Using LINGO for Business Students

Abstract

For business majors doing a survey course involving linear, integer, and possibly non-linear optimization, it is quite common to use the Solver in Excel for solving optimization models. In addition to this, or even indeed instead of doing this, we propose using optimization software which closely mimics the structure of the underlying algebraic model. For this, we suggest LINGO, not with the use of sets, but alternatively using only a basic set of commands, which is called scalar mode. We argue that this is simpler than using a solver add-in for Excel. Also, we argue that scalar mode in LINGO is much simpler than LINGO with the definition of sets, because the students do not have to learn and apply several concepts needed in order to apply the sets approach. We also give an example of when the transition to sets would be appropriate.

Appendix

This section gives the problem description that was used for the creation of the two-variable cement model [17].

A cement company makes two types of cement, which they market under registered tradenames, but for our purposes we will simply call them Type 1 and Type 2. Cement is sold by the Tonne (a Tonne is 1000 kilograms), and production is measured in Tonnes per Day, abbreviated as TPD. The company has contractual sales obligations to produce at least 40 TPD of Type 1 cement, and at least 30 TPD of Type 2 cement.

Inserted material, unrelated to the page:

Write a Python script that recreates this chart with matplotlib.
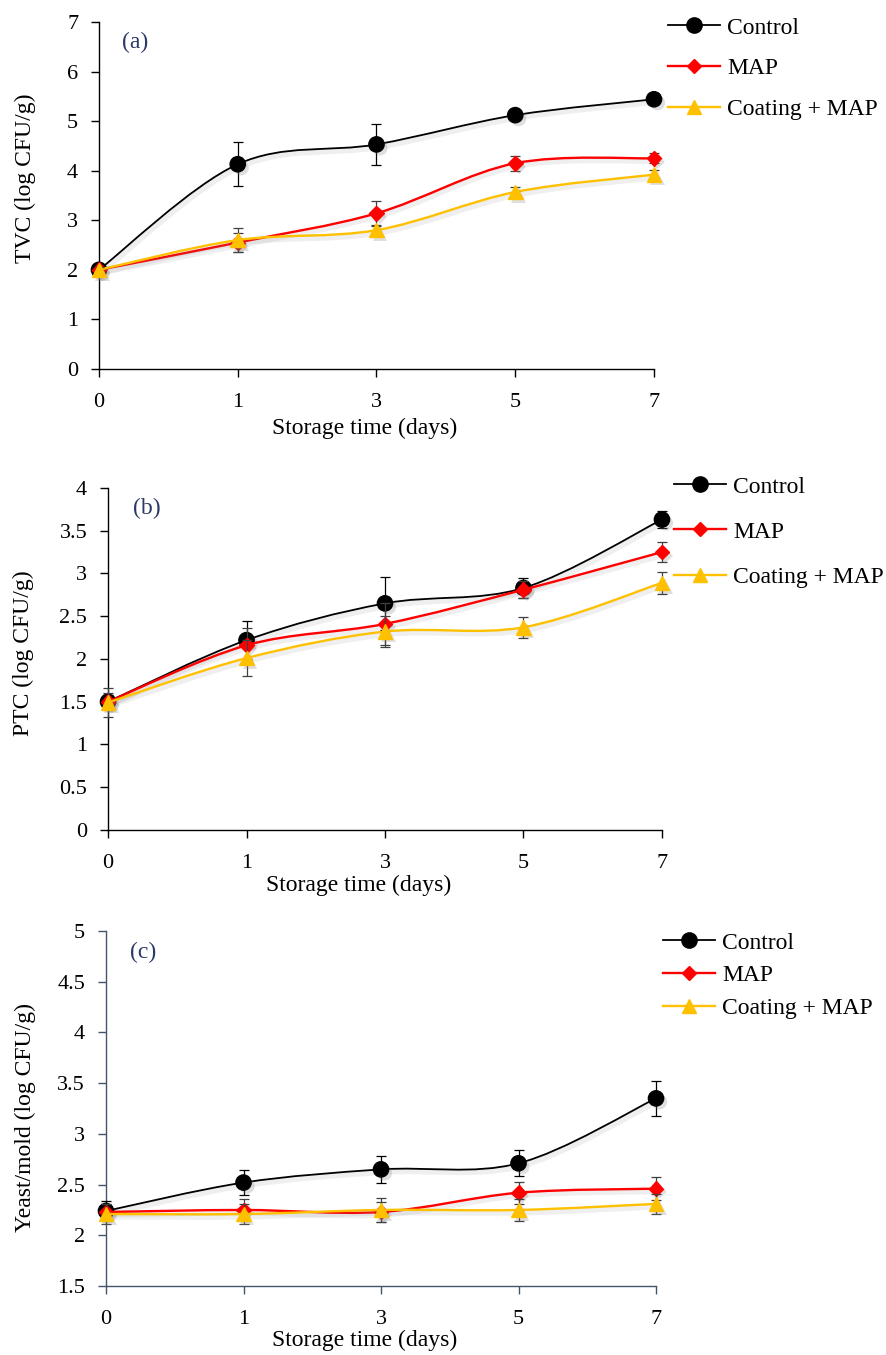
import numpy as np
import matplotlib.pyplot as plt
import matplotlib.patheffects as pe
from matplotlib.path import Path
from matplotlib.patches import PathPatch
from matplotlib.lines import Line2D

plt.rcParams['font.family'] = ['Liberation Serif', 'DejaVu Serif']

days = ['0', '1', '3', '5', '7']
series_names = ['Control', 'MAP', 'Coating + MAP']

# (a) TVC
tvc_control = [2.00, 4.13, 4.53, 5.12, 5.44]
tvc_control_err = [0.05, 0.44, 0.42, 0.07, 0.10]
tvc_map = [2.00, 2.55, 3.14, 4.15, 4.25]
tvc_map_err = [0.05, 0.20, 0.25, 0.15, 0.10]
tvc_coat = [2.00, 2.60, 2.80, 3.57, 3.92]
tvc_coat_err = [0.05, 0.25, 0.10, 0.10, 0.10]

# (b) PTC
ptc_control = [1.50, 2.22, 2.65, 2.83, 3.63]
ptc_control_err = [0.08, 0.22, 0.31, 0.12, 0.10]
ptc_map = [1.50, 2.16, 2.41, 2.81, 3.25]
ptc_map_err = [0.10, 0.20, 0.25, 0.10, 0.12]
ptc_coat = [1.49, 2.01, 2.32, 2.37, 2.89]
ptc_coat_err = [0.17, 0.21, 0.18, 0.12, 0.13]

# (c) Yeast/mold
ym_control = [2.24, 2.52, 2.65, 2.71, 3.35]
ym_control_err = [0.10, 0.12, 0.13, 0.13, 0.17]
ym_map = [2.23, 2.25, 2.23, 2.42, 2.46]
ym_map_err = [0.08, 0.11, 0.10, 0.11, 0.11]
ym_coat = [2.21, 2.21, 2.25, 2.25, 2.31]
ym_coat_err = [0.10, 0.10, 0.12, 0.11, 0.10]

colors = ['black', '#FF0000', '#FFC000']
err_colors = ['black', '#404040', '#404040']
markers = ['o', 'D', '^']
msizes = [11, 7.5, 10.5]
lwidths = [1.3, 1.7, 1.7]


def excel_smooth(x, y):
    # Bezier curve through the points, like Excel's "smoothed line"
    pts = np.column_stack([x, y]).astype(float)
    n = len(pts)
    verts = [pts[0]]
    codes = [Path.MOVETO]
    for i in range(n - 1):
        p0 = pts[max(i - 1, 0)]
        p1 = pts[i]
        p2 = pts[i + 1]
        p3 = pts[min(i + 2, n - 1)]
        verts += [p1 + (p2 - p0) / 6, p2 - (p3 - p1) / 6, p2]
        codes += [Path.CURVE4] * 3
    return Path(verts, codes)


panels = [
    dict(data=[(tvc_control, tvc_control_err), (tvc_map, tvc_map_err), (tvc_coat, tvc_coat_err)],
         rect=[0.1116, 0.7277, 0.6257, 0.2561], ylim=(0, 7), yticks=np.arange(0, 8, 1),
         ylabel='TVC (log CFU/g)', tag='(a)', tagpos=(0.065, 0.94),
         ylab_xy=(-0.133, 0.55), xlab_xy=(0.479, -0.17),
         leg_xy=(668 / 887, 1 - 17 / 1355), leg_space=0.81, axcolor='black'),
    dict(data=[(ptc_control, ptc_control_err), (ptc_map, ptc_map_err), (ptc_coat, ptc_coat_err)],
         rect=[0.1218, 0.3875, 0.6245, 0.2524], ylim=(0, 4), yticks=np.arange(0, 4.01, 0.5),
         ylabel='PTC (log CFU/g)', tag='(b)', tagpos=(0.07, 0.94),
         ylab_xy=(-0.152, 0.518), xlab_xy=(0.453, -0.161),
         leg_xy=(674 / 887, 1 - 476 / 1355), leg_space=1.0, axcolor='black'),
    dict(data=[(ym_control, ym_control_err), (ym_map, ym_map_err), (ym_coat, ym_coat_err)],
         rect=[0.1195, 0.0509, 0.6201, 0.2620], ylim=(1.5, 5), yticks=np.arange(1.5, 5.01, 0.5),
         ylabel='Yeast/mold (log CFU/g)', tag='(c)', tagpos=(0.067, 0.94),
         ylab_xy=(-0.147, 0.476), xlab_xy=(0.471, -0.152),
         leg_xy=(663 / 887, 1 - 932 / 1355), leg_space=0.48, axcolor='#44546A'),
]

fig = plt.figure(figsize=(8.87, 13.55), dpi=100)
x = np.arange(len(days))

for p in panels:
    ax = fig.add_axes(p['rect'])
    for k, (vals, errs) in enumerate(p['data']):
        z = 3 + k
        curve = PathPatch(excel_smooth(x, vals), facecolor='none', edgecolor=colors[k],
                          lw=lwidths[k], transform=ax.transData, zorder=z, clip_on=False,
                          path_effects=[pe.SimpleLineShadow(offset=(1.5, -2), shadow_color='gray',
                                                            alpha=0.12, linewidth=4),
                                        pe.Normal()])
        ax.add_patch(curve)
        ax.errorbar(x, vals, yerr=errs, fmt='none', ecolor=err_colors[k], elinewidth=0.9,
                    capsize=3.5, capthick=0.9, zorder=z, clip_on=False)
        ax.plot(x, vals, linestyle='none', marker=markers[k], ms=msizes[k], color=colors[k],
                mec=colors[k], zorder=z + 0.5, clip_on=False,
                path_effects=[pe.SimplePatchShadow(offset=(2.5, -2.5), shadow_rgbFace='gray', alpha=0.25),
                              pe.Normal()])

    ax.set_xlim(0, len(days) - 1)
    ax.set_ylim(*p['ylim'])
    ax.set_xticks(x)
    ax.set_xticklabels(days)
    ax.set_yticks(p['yticks'])
    ax.set_yticklabels(['%g' % v for v in p['yticks']])
    for s in ['top', 'right']:
        ax.spines[s].set_visible(False)
    for s in ['left', 'bottom']:
        ax.spines[s].set_color(p['axcolor'])
        ax.spines[s].set_linewidth(1.0)
    ax.tick_params(direction='out', length=6, width=1.0, color=p['axcolor'], labelsize=16,
                   labelcolor='black')
    ax.tick_params(axis='y', pad=9)
    ax.tick_params(axis='x', pad=11)

    ax.set_ylabel(p['ylabel'], fontsize=17)
    ax.yaxis.set_label_coords(*p['ylab_xy'])
    ax.yaxis.label.set_va('center')
    ax.set_xlabel('Storage time (days)', fontsize=17)
    ax.xaxis.set_label_coords(*p['xlab_xy'])
    ax.xaxis.label.set_va('center')

    ax.text(p['tagpos'][0], p['tagpos'][1], p['tag'], transform=ax.transAxes, ha='center',
            va='center', fontsize=17, color='#2B3A67')

    handles = [Line2D([], [], color=colors[k], lw=lwidths[k], marker=markers[k],
                      ms=msizes[k], label=series_names[k]) for k in range(3)]
    fig.legend(handles=handles, loc='upper left', bbox_to_anchor=p['leg_xy'],
               bbox_transform=fig.transFigure, frameon=False, fontsize=17,
               handlelength=2.2, handletextpad=0.3, borderpad=0, borderaxespad=0,
               labelspacing=p['leg_space'])

fig.savefig('out.png', dpi=100)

The physical capacity of the plant, which is governed by such things as conveyor belt speed, storage size, and so on, is limited to 200 TPD. A new labour agreement has increased the length of breaks, and restricts and makes more costly the use of overtime. The company therefore wishes to find its best production plan using the new work rules with everyone working a 40-h week. Work is measured in this company by the labour-hour, which is one person working for 1 h. Each type of cement is made in three departments, labeled A, B, and C. To make each Tonne of Type 1 cement requires three labour-hours in Department A, one and a half labour-hours in Department B, and four labour-hours in Department C. The amounts of work per Tonne of Type 2 cement are two, five, and six labour-hours in Departments A, B, and C respectively.

Based on the current authorized strength in each department, and factoring in allowances for breaks, absenteeism, and so on, Department A has 585 labour-hours available each day. Departments B and C are allowed to use up to 500 and 900 labour-hours per day respectively. These are the most they can use for the making of cement. If a department has some time leftover (i.e., if the time to make the cement is less than the number of labour-hours available), then the workers will be idle for a few minutes at the end of the day. The three departments require workers with very different training and skills, so the possibility of transferring employees from one department to another is not something that is factored into the planning process.

Taking the market price of each type of cement and from this subtracting all the variable costs of making the cement leaves the company with a profit of $8 per Tonne of Type 1 cement, and $10 per Tonne of Type 2 cement. There are also fixed costs (taxes, security, and so on) which total $1400 per day. The company wants to know how much should be produced of each type of cement, so that the profit is maximized.